【问题标题】:Pytorch Runtime Error - The size of tensor a (5) must match the size of tensor b (3) at non-singleton dimensionPytorch 运行时错误 - 张量 a (5) 的大小必须与非单维的张量 b (3) 的大小相匹配
【发布时间】:2020-06-06 03:10:40
【问题描述】:

我正在尝试在包含用于对象检测的图像的自定义数据集上训练 Faster RCNN 网络。但是,我不想直接将 RGB 图像作为输入,我实际上需要将其与相应的热图像一起通过另一个网络(特征提取器)并将提取的特征作为 FRCNN 网络的输入。特征提取器将这两个图像组合成一个 4 通道张量,输出是一个 5 通道张量。我希望将这个 5 通道张量作为 Faster RCNN 网络的输入。

我按照 PyTorch 文档进行对象检测微调 (link here) 并提出以下代码以适合我的数据集。

class CustomDataset(torch.utils.data.Dataset):

    def __getitem__(self, idx):
        self.num_classes = 5
        img_rgb_path = os.path.join(self.root, "rgb/", self.rgb_imgs[idx])
        img_thermal_path = os.path.join(self.root, "thermal/", self.thermal_imgs[idx])


        img_rgb = Image.open(img_rgb_path)
        img_rgb = np.array(img_rgb)
        x_rgb = TF.to_tensor(img_rgb)
        x_rgb.unsqueeze_(0)

        img_thermal = Image.open(img_thermal_path)
        img_thermal = np.array(img_thermal)
        img_thermal = np.expand_dims(img_thermal,-1)
        x_th = TF.to_tensor(img_thermal)
        x_th.unsqueeze_(0)       

        print(x_rgb.shape)  # shape of [3,640,512]
        print(x_th.shape) # shape of [1,640,512]
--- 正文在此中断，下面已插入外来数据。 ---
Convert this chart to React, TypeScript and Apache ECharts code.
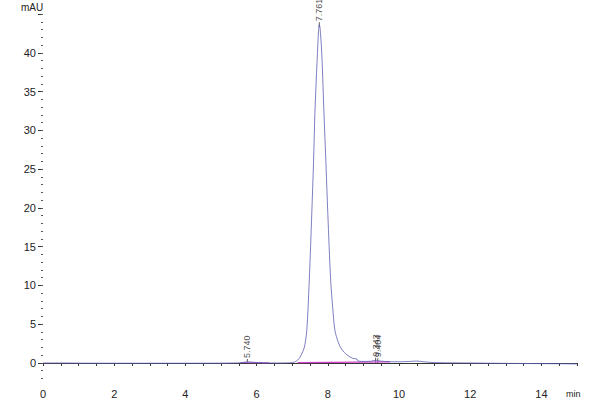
import { useEffect, useRef } from 'react'
import * as echarts from 'echarts'

// retention time (min) / signal (mAU)
const signal: [number, number][] = [
  [0, 0], [0.6, 0], [1, -0.02], [2, -0.03], [3, -0.03], [4, -0.03], [5, -0.02],
  [5.4, 0], [5.6, 0.05], [5.74, 0.15], [5.9, 0.1], [6.2, 0.02], [6.6, 0],
  [7.0, 0.05], [7.1, 0.2], [7.2, 0.6], [7.3, 1.5], [7.35, 2.2], [7.41, 4.2],
  [7.48, 10.7], [7.55, 19.3], [7.6, 26], [7.64, 32.5], [7.7, 39], [7.74, 42.8],
  [7.761, 43.6], [7.78, 43.3], [7.83, 40], [7.89, 32.5], [7.95, 25.5], [8.0, 19.3],
  [8.08, 10.7], [8.14, 7], [8.2, 4.2], [8.3, 2.6], [8.4, 1.7], [8.55, 1.0],
  [8.7, 0.6], [8.82, 0.5], [8.85, 0.25], [9.0, 0.2], [9.2, 0.22], [9.343, 0.35],
  [9.404, 0.3], [9.6, 0.2], [10, 0.15], [10.3, 0.2], [10.5, 0.25], [10.7, 0.15],
  [11, 0.05], [12, 0], [13, -0.05], [14, -0.08], [15, -0.12],
]

// integration baselines
const baselineA: [number, number][] = [[5.55, 0.05], [6.35, 0.02]]
const baselineB: [number, number][] = [[7.15, 0.05], [9.75, 0.15]]

// peak labels: retention time, anchor height
const peakTimes = ['5.740', '7.761', '9.343', '9.404']
const peakHeights = [0.2, 43.6, 0.35, 0.3]

const xLabels = [0, 2, 4, 6, 8, 10, 12, 14]
const xTicks = [0, 0.5, 1, 1.5, 2, 2.5, 3, 3.5, 4, 4.5, 5, 5.5, 6, 6.5, 7, 7.5, 8, 8.5, 9, 9.5, 10, 10.5, 11, 11.5, 12, 12.5, 13, 13.5, 14, 14.5, 15]
const yLabels = [0, 5, 10, 15, 20, 25, 30, 35, 40]
const yMajorTicks = [0, 5, 10, 15, 20, 25, 30, 35, 40, 45]
const yMinorTicks = [-2, -1, 0, 1, 2, 3, 4, 5, 6, 7, 8, 9, 10, 11, 12, 13, 14, 15, 16, 17, 18, 19, 20, 21, 22, 23, 24, 25, 26, 27, 28, 29, 30, 31, 32, 33, 34, 35, 36, 37, 38, 39, 40, 41, 42, 43, 44, 45]

const FONT = '"Liberation Sans Narrow", "Liberation Sans", Arial, sans-serif'

export default function App() {
  const chartRef = useRef<HTMLDivElement>(null)

  useEffect(() => {
    if (!chartRef.current) return
    const chart = echarts.init(chartRef.current, undefined, { renderer: 'svg' })

    const option: echarts.EChartsOption = {
      animation: false,
      backgroundColor: '#fff',
      textStyle: { fontFamily: FONT },
      grid: { left: 43, right: 23, top: 14, bottom: 21.5 },
      xAxis: {
        type: 'value',
        min: 0,
        max: 15,
        offset: 3.5,
        splitLine: { show: false },
        axisLine: { lineStyle: { color: '#333', width: 1 } },
        axisTick: { customValues: xTicks, length: 3, lineStyle: { color: '#333' } },
        axisLabel: { customValues: xLabels, color: '#222', fontSize: 11, margin: 6, fontFamily: FONT },
      },
      yAxis: [
        {
          type: 'value',
          min: -2,
          max: 45,
          splitLine: { show: false },
          axisLine: { show: false },
          axisTick: { show: true, customValues: yMajorTicks, length: 5, lineStyle: { color: '#333' } },
          axisLabel: { customValues: yLabels, color: '#222', fontSize: 11, margin: 7, fontFamily: FONT },
        },
        {
          type: 'value',
          min: -2,
          max: 45,
          position: 'left',
          splitLine: { show: false },
          axisLine: { show: false },
          axisTick: { show: true, customValues: yMinorTicks, length: 2, lineStyle: { color: '#555' } },
          axisLabel: { show: false },
        },
      ],
      graphic: [
        { type: 'text', left: 21, top: 2, style: { text: 'mAU', fontSize: 10, fill: '#222', fontFamily: FONT } },
        { type: 'text', left: 566, top: 389, style: { text: 'min', fontSize: 9, fill: '#222', fontFamily: FONT } },
      ],
      series: [
        {
          type: 'line',
          data: baselineA,
          showSymbol: false,
          lineStyle: { color: '#c050d0', width: 1 },
          silent: true,
        },
        {
          type: 'line',
          data: baselineB,
          showSymbol: false,
          lineStyle: { color: '#d040c8', width: 1.2 },
          silent: true,
        },
        {
          type: 'line',
          data: signal,
          showSymbol: false,
          smooth: 0.3,
          lineStyle: { color: '#5e5eb4', width: 0.8 },
          silent: true,
        },
        {
          type: 'scatter',
          data: peakTimes.map((t, i) => [Number(t), peakHeights[i]]),
          symbol: 'rect',
          symbolSize: [1, 5],
          itemStyle: { color: '#333' },
          silent: true,
          label: {
            show: true,
            position: 'top',
            rotate: 90,
            align: 'left',
            verticalAlign: 'middle',
            distance: 1,
            fontSize: 9,
            color: '#222',
            fontFamily: FONT,
            formatter: (p: any) => peakTimes[p.dataIndex],
          },
        },
      ],
    }

    chart.setOption(option)
    return () => chart.dispose()
  }, [])

  return <div ref={chartRef} style={{ position: 'absolute', left: 0, top: 0, width: 600, height: 400 }} />
}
        input = torch.cat((x_rgb,x_th),dim=1) # shape of [4,640,512]


        img = self.feature_extractor(input) #  My custom feature extractor which returns a 5 dimensional tensor

        print(img.shape) # shape of [5,640,512]



        filename = os.path.join(self.root,'annotations',self.annotations[idx])
        tree = ET.parse(filename)
        objs = tree.findall('object')

        num_objs = len(objs)
        boxes = np.zeros((num_objs, 4), dtype=np.uint16)
        labels = np.zeros((num_objs), dtype=np.float32)
        seg_areas = np.zeros((num_objs), dtype=np.float32)

        boxes = []
        for ix, obj in enumerate(objs):
            bbox = obj.find('bndbox')
            x1 = float(bbox.find('xmin').text)
            y1 = float(bbox.find('ymin').text)
            x2 = float(bbox.find('xmax').text)
            y2 = float(bbox.find('ymax').text)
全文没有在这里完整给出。